- Supplied material:

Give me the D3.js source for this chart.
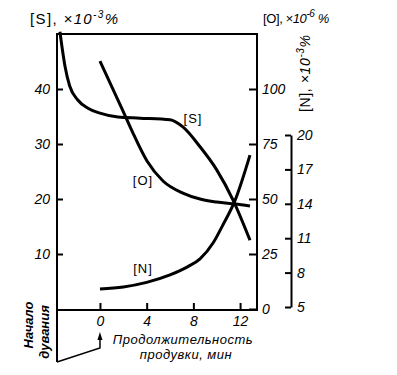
<!DOCTYPE html>
<html>
<head>
<meta charset="utf-8">
<script src="https://cdn.jsdelivr.net/npm/d3@7"></script>
<style>
  body { margin: 0; background: #fff; }
  text { font-family: "Liberation Sans", Arial, sans-serif; fill: #000; }
  .tick text { font-style: italic; font-size: 14px; }
  .tick line { stroke: #000; stroke-width: 2; }
</style>
</head>
<body>
<div id="chart"></div>
<script>
// blowing time, min (negative = before the start of the blow)
const sTime = [-3.43, -3.0, -2.6, -1.9, -1.03, 0, 1.54, 3.43, 6, 7.1, 8.57, 10, 11.4, 12.85];
const sValues = [50.4, 44.2, 40.6, 38.0, 36.5, 35.6, 34.9, 34.7, 34.4, 33.1, 29.5, 25.3, 19.8, 12.5];

const oTime = [0, 1.9, 2.74, 4.03, 5.4, 7.1, 8.57, 10, 11.57, 12.85];
const oValues = [112.7, 90.9, 81, 67.3, 58.2, 52.7, 50, 48.6, 47.7, 46.8];

const nTime = [0, 2, 4, 6, 7.5, 8.57, 9.7, 10.5, 11.57, 12.85];
const nValues = [6.57, 6.75, 7.15, 7.8, 8.5, 9.2, 10.6, 12.1, 14.3, 18.25];

const timeTicks = [0, 4, 8, 12];
const sTicks = [10, 20, 30, 40];
const oTicks = [0, 25, 50, 75, 100];
const nTicks = [5, 8, 11, 14, 17, 20];

const width = 397, height = 375;
const plotLeft = 57, plotRight = 257, plotTop = 34, plotBottom = 309;

const svg = d3.select('#chart').append('svg')
  .attr('width', width)
  .attr('height', height);

const x = d3.scaleLinear().domain([-3.68, 13.45]).range([plotLeft, plotRight]);
const yS = d3.scaleLinear().domain([0, 50]).range([plotBottom, plotTop]);
const yO = d3.scaleLinear().domain([0, 125]).range([plotBottom, plotTop]);
const yN = d3.scaleLinear().domain([5, 20]).range([307, 135]);

// frame
svg.append('path')
  .attr('d', `M${plotLeft},362 V${plotTop} H${plotRight} V${plotBottom + 1} H${plotLeft}`)
  .attr('fill', 'none')
  .attr('stroke', '#000')
  .attr('stroke-width', 2);

// "start of blowing" pointer
svg.append('path')
  .attr('d', `M${plotLeft},362 L${x(0)},348 V337`)
  .attr('fill', 'none')
  .attr('stroke', '#000')
  .attr('stroke-width', 1.5);
svg.append('path')
  .attr('d', `M${x(0) - 2.5},340 L${x(0)},332 L${x(0) + 2.5},340 Z`)
  .attr('fill', '#000');

// axes
const gS = svg.append('g')
  .attr('transform', `translate(${plotLeft},0)`)
  .call(d3.axisLeft(yS).tickValues(sTicks).tickSize(-6).tickPadding(7));
const gT = svg.append('g')
  .attr('transform', `translate(0,${plotBottom + 1})`)
  .call(d3.axisBottom(x).tickValues(timeTicks).tickSize(-7).tickPadding(6));
const gO = svg.append('g')
  .attr('transform', `translate(${plotRight},0)`)
  .call(d3.axisRight(yO).tickValues(oTicks).tickSize(-8).tickPadding(5));
const gN = svg.append('g')
  .attr('transform', `translate(291,0)`)
  .call(d3.axisRight(yN).tickValues(nTicks).tickSize(-6).tickSizeOuter(0).tickPadding(6));

[gS, gT, gO].forEach(g => g.select('.domain').remove());
gN.select('.domain').attr('stroke-width', 2);
[gS, gT, gO, gN].forEach(g => g.attr('font-size', null).attr('font-family', null));

// curves
const line = d3.line()
  .x(d => x(d[0]))
  .curve(d3.curveMonotoneX);

const curves = [
  { pts: d3.zip(sTime, sValues), y: yS },
  { pts: d3.zip(oTime, oValues), y: yO },
  { pts: d3.zip(nTime, nValues), y: yN }
];
curves.forEach(c => {
  svg.append('path')
    .attr('d', line.y(d => c.y(d[1]))(c.pts))
    .attr('fill', 'none')
    .attr('stroke', '#000')
    .attr('stroke-width', 3);
});

// curve labels
const labels = [['[S]', 193, 123], ['[O]', 143, 185], ['[N]', 143, 273]];
svg.selectAll('.clabel')
  .data(labels)
  .enter()
  .append('text')
  .attr('x', d => d[1])
  .attr('y', d => d[2])
  .attr('text-anchor', 'middle')
  .style('font-size', '13px')
  .style('letter-spacing', '1px')
  .text(d => d[0]);

// axis titles
function unitTitle(sel, name, power, pct) {
  sel.append('tspan').text(name + ', ');
  sel.append('tspan').style('font-style', 'italic').text('×10');
  sel.append('tspan').style('font-style', 'italic').style('font-size', '10px').attr('dy', -6).text(power);
  sel.append('tspan').style('font-style', 'italic').attr('dy', 6).text(pct);
}
svg.append('text').attr('x', 30).attr('y', 24).style('font-size', '15px')
  .attr('textLength', 88).attr('lengthAdjust', 'spacing')
  .call(unitTitle, '[S]', '-3', '%');
svg.append('text').attr('x', 263).attr('y', 23).style('font-size', '13px')
  .style('letter-spacing', '-0.4px')
  .call(unitTitle, '[O]', '-6', ' %');
svg.append('text').attr('transform', 'translate(310,112) rotate(-90)').style('font-size', '14px')
  .attr('textLength', 77).attr('lengthAdjust', 'spacing')
  .call(unitTitle, '[N]', '-3', '%');

// time axis caption
svg.append('text').attr('x', 183).attr('y', 344).attr('text-anchor', 'middle')
  .style('font-size', '13px').style('font-style', 'italic').style('letter-spacing', '0.5px').text('Продолжительность');
svg.append('text').attr('x', 186).attr('y', 359).attr('text-anchor', 'middle')
  .style('font-size', '13px').style('font-style', 'italic').style('letter-spacing', '0.5px').text('продувки, мин');

// start of blowing caption
svg.append('text').attr('transform', 'translate(33,325) rotate(-90)').attr('text-anchor', 'middle')
  .style('font-size', '13px').style('font-style', 'italic').style('font-weight', 'bold').text('Начало');
svg.append('text').attr('transform', 'translate(49,332) rotate(-90)').attr('text-anchor', 'middle')
  .style('font-size', '13px').style('font-style', 'italic').style('font-weight', 'bold').text('дувания');
</script>
</body>
</html>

- Task goal: Copy out the whole listing exactly, and don't carry over any pictures.

- Finished exercise:
Give me the D3.js source for this chart.
<!DOCTYPE html>
<html>
<head>
<meta charset="utf-8">
<script src="https://cdn.jsdelivr.net/npm/d3@7"></script>
<style>
  body { margin: 0; background: #fff; }
  text { font-family: "Liberation Sans", Arial, sans-serif; fill: #000; }
  .tick text { font-style: italic; font-size: 14px; }
  .tick line { stroke: #000; stroke-width: 2; }
</style>
</head>
<body>
<div id="chart"></div>
<script>
// blowing time, min (negative = before the start of the blow)
const sTime = [-3.43, -3.0, -2.6, -1.9, -1.03, 0, 1.54, 3.43, 6, 7.1, 8.57, 10, 11.4, 12.85];
const sValues = [50.4, 44.2, 40.6, 38.0, 36.5, 35.6, 34.9, 34.7, 34.4, 33.1, 29.5, 25.3, 19.8, 12.5];

const oTime = [0, 1.9, 2.74, 4.03, 5.4, 7.1, 8.57, 10, 11.57, 12.85];
const oValues = [112.7, 90.9, 81, 67.3, 58.2, 52.7, 50, 48.6, 47.7, 46.8];

const nTime = [0, 2, 4, 6, 7.5, 8.57, 9.7, 10.5, 11.57, 12.85];
const nValues = [6.57, 6.75, 7.15, 7.8, 8.5, 9.2, 10.6, 12.1, 14.3, 18.25];

const timeTicks = [0, 4, 8, 12];
const sTicks = [10, 20, 30, 40];
const oTicks = [0, 25, 50, 75, 100];
const nTicks = [5, 8, 11, 14, 17, 20];

const width = 397, height = 375;
const plotLeft = 57, plotRight = 257, plotTop = 34, plotBottom = 309;

const svg = d3.select('#chart').append('svg')
  .attr('width', width)
  .attr('height', height);

const x = d3.scaleLinear().domain([-3.68, 13.45]).range([plotLeft, plotRight]);
const yS = d3.scaleLinear().domain([0, 50]).range([plotBottom, plotTop]);
const yO = d3.scaleLinear().domain([0, 125]).range([plotBottom, plotTop]);
const yN = d3.scaleLinear().domain([5, 20]).range([307, 135]);

// frame
svg.append('path')
  .attr('d', `M${plotLeft},362 V${plotTop} H${plotRight} V${plotBottom + 1} H${plotLeft}`)
  .attr('fill', 'none')
  .attr('stroke', '#000')
  .attr('stroke-width', 2);

// "start of blowing" pointer
svg.append('path')
  .attr('d', `M${plotLeft},362 L${x(0)},348 V337`)
  .attr('fill', 'none')
  .attr('stroke', '#000')
  .attr('stroke-width', 1.5);
svg.append('path')
  .attr('d', `M${x(0) - 2.5},340 L${x(0)},332 L${x(0) + 2.5},340 Z`)
  .attr('fill', '#000');

// axes
const gS = svg.append('g')
  .attr('transform', `translate(${plotLeft},0)`)
  .call(d3.axisLeft(yS).tickValues(sTicks).tickSize(-6).tickPadding(7));
const gT = svg.append('g')
  .attr('transform', `translate(0,${plotBottom + 1})`)
  .call(d3.axisBottom(x).tickValues(timeTicks).tickSize(-7).tickPadding(6));
const gO = svg.append('g')
  .attr('transform', `translate(${plotRight},0)`)
  .call(d3.axisRight(yO).tickValues(oTicks).tickSize(-8).tickPadding(5));
const gN = svg.append('g')
  .attr('transform', `translate(291,0)`)
  .call(d3.axisRight(yN).tickValues(nTicks).tickSize(-6).tickSizeOuter(0).tickPadding(6));

[gS, gT, gO].forEach(g => g.select('.domain').remove());
gN.select('.domain').attr('stroke-width', 2);
[gS, gT, gO, gN].forEach(g => g.attr('font-size', null).attr('font-family', null));

// curves
const line = d3.line()
  .x(d => x(d[0]))
  .curve(d3.curveMonotoneX);

const curves = [
  { pts: d3.zip(sTime, sValues), y: yS },
  { pts: d3.zip(oTime, oValues), y: yO },
  { pts: d3.zip(nTime, nValues), y: yN }
];
curves.forEach(c => {
  svg.append('path')
    .attr('d', line.y(d => c.y(d[1]))(c.pts))
    .attr('fill', 'none')
    .attr('stroke', '#000')
    .attr('stroke-width', 3);
});

// curve labels
const labels = [['[S]', 193, 123], ['[O]', 143, 185], ['[N]', 143, 273]];
svg.selectAll('.clabel')
  .data(labels)
  .enter()
  .append('text')
  .attr('x', d => d[1])
  .attr('y', d => d[2])
  .attr('text-anchor', 'middle')
  .style('font-size', '13px')
  .style('letter-spacing', '1px')
  .text(d => d[0]);

// axis titles
function unitTitle(sel, name, power, pct) {
  sel.append('tspan').text(name + ', ');
  sel.append('tspan').style('font-style', 'italic').text('×10');
  sel.append('tspan').style('font-style', 'italic').style('font-size', '10px').attr('dy', -6).text(power);
  sel.append('tspan').style('font-style', 'italic').attr('dy', 6).text(pct);
}
svg.append('text').attr('x', 30).attr('y', 24).style('font-size', '15px')
  .attr('textLength', 88).attr('lengthAdjust', 'spacing')
  .call(unitTitle, '[S]', '-3', '%');
svg.append('text').attr('x', 263).attr('y', 23).style('font-size', '13px')
  .style('letter-spacing', '-0.4px')
  .call(unitTitle, '[O]', '-6', ' %');
svg.append('text').attr('transform', 'translate(310,112) rotate(-90)').style('font-size', '14px')
  .attr('textLength', 77).attr('lengthAdjust', 'spacing')
  .call(unitTitle, '[N]', '-3', '%');

// time axis caption
svg.append('text').attr('x', 183).attr('y', 344).attr('text-anchor', 'middle')
  .style('font-size', '13px').style('font-style', 'italic').style('letter-spacing', '0.5px').text('Продолжительность');
svg.append('text').attr('x', 186).attr('y', 359).attr('text-anchor', 'middle')
  .style('font-size', '13px').style('font-style', 'italic').style('letter-spacing', '0.5px').text('продувки, мин');

// start of blowing caption
svg.append('text').attr('transform', 'translate(33,325) rotate(-90)').attr('text-anchor', 'middle')
  .style('font-size', '13px').style('font-style', 'italic').style('font-weight', 'bold').text('Начало');
svg.append('text').attr('transform', 'translate(49,332) rotate(-90)').attr('text-anchor', 'middle')
  .style('font-size', '13px').style('font-style', 'italic').style('font-weight', 'bold').text('дувания');
</script>
</body>
</html>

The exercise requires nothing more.